= Leah Hoffmitz Milken =

Leah Toby Hoffmitz Milken (December 18, 1952 – October 25, 2014) was a Canadian-American typographer, letterform designer, and educator known for her corporate identity work and typography education. Her work shaped the visual language of major corporations including FedEx, Nokia, United Airlines, Disney, and Xerox.

Hoffmitz Milken taught typography and graphic design at ArtCenter College of Design in Pasadena, California for over 20 years, where she influenced a generation of designers who became internationally recognized experts. Following her death, the Hoffmitz Milken Center for Typography was established in her memory with a $4 million endowment.

==Early life and education==

Born in Toronto, Canada, Hoffmitz was encouraged in typography by her father, who worked as a typesetter. After completing undergraduate studies at the Ontario College of Art and Design, she pursued graduate education at the Allgemeine Gewerbeschule School of Design (Basel School of Design) in Switzerland, studying under Wolfgang Weingart.

The Basel School was renowned for its rigorous approach to typography education, emphasizing systematic thinking and the integration of traditional and experimental methods. The school's educational philosophy of "Observe, Analyze, Create" would later influence Hoffmitz's own teaching approach.

==Career==

===Professional Work===
Hoffmitz specialized in corporate identity design and letterform creation for major corporations. Her notable corporate clients included FedEx, Nokia, United Airlines, Disney, and Xerox. She collaborated with design firms, including GNU Group and Letterform Design, to develop logos, letterforms, and typefaces for a diverse range of clients.

===Academic career===
Hoffmitz joined the ArtCenter College of Design faculty in 1992, where she taught for over 20 years until her death. She developed the Digital Font Design program and was known for bridging traditional Basel School methods with contemporary digital typography. Her teaching emphasized the fundamentals of hand-lettering using traditional tools, such as Windsor-Newton brushes and ruling pens, before progressing to digital methods.

Design critic Steven Heller noted that she was "Basel-trained" and "instrumental in helping [students] understand the craft of typography and the minutia of letterforms." Her notable former students include Mike Abbink (Senior Creative Director at Museum of Modern Art), Bryce Shawcross (Tesla Motors), Hansen Smith (Magento), and Josh Finklea (designer of Post Grotesque typeface).

==Recognition and awards==

Hoffmitz received an Honorary Alumna designation from ArtCenter in 2008 and the Distinguished Achievement Award in 2013 for excellence in teaching and professional accomplishment. She was recognized within the professional design community as a leading expert in letterform design and typography.

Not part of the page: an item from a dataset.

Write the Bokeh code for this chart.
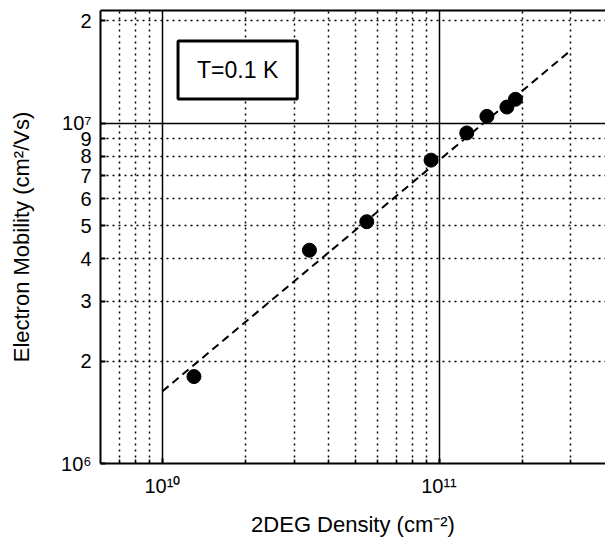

==Personal life and death==

Hoffmitz married businessman and philanthropist Lowell Milken. She died on October 25, 2014, at age 61, after an extended illness. Her death was widely mourned in the design education community, with former student Eric Hu writing that "75% of what I do for a living is because of her."

==Legacy==

The Hoffmitz Milken Center for Typography at ArtCenter was established with an initial $2 million gift in 2014, later supplemented by an additional $2 million in 2022. The center houses the largest educational letterpress studio in the United States and maintains comprehensive typography archives including Hoffmitz's papers.

The center continues her educational mission through residencies, exhibitions, workshops, and research initiatives. In 2024, the center's "Quasi: Experimental Writing Systems" exhibition won a TDC (Type Directors Club) Award, one of the most prestigious recognitions in typography. Hoffmitz is also recognized in Luc Devroye's comprehensive typography database as a significant figure in American type design.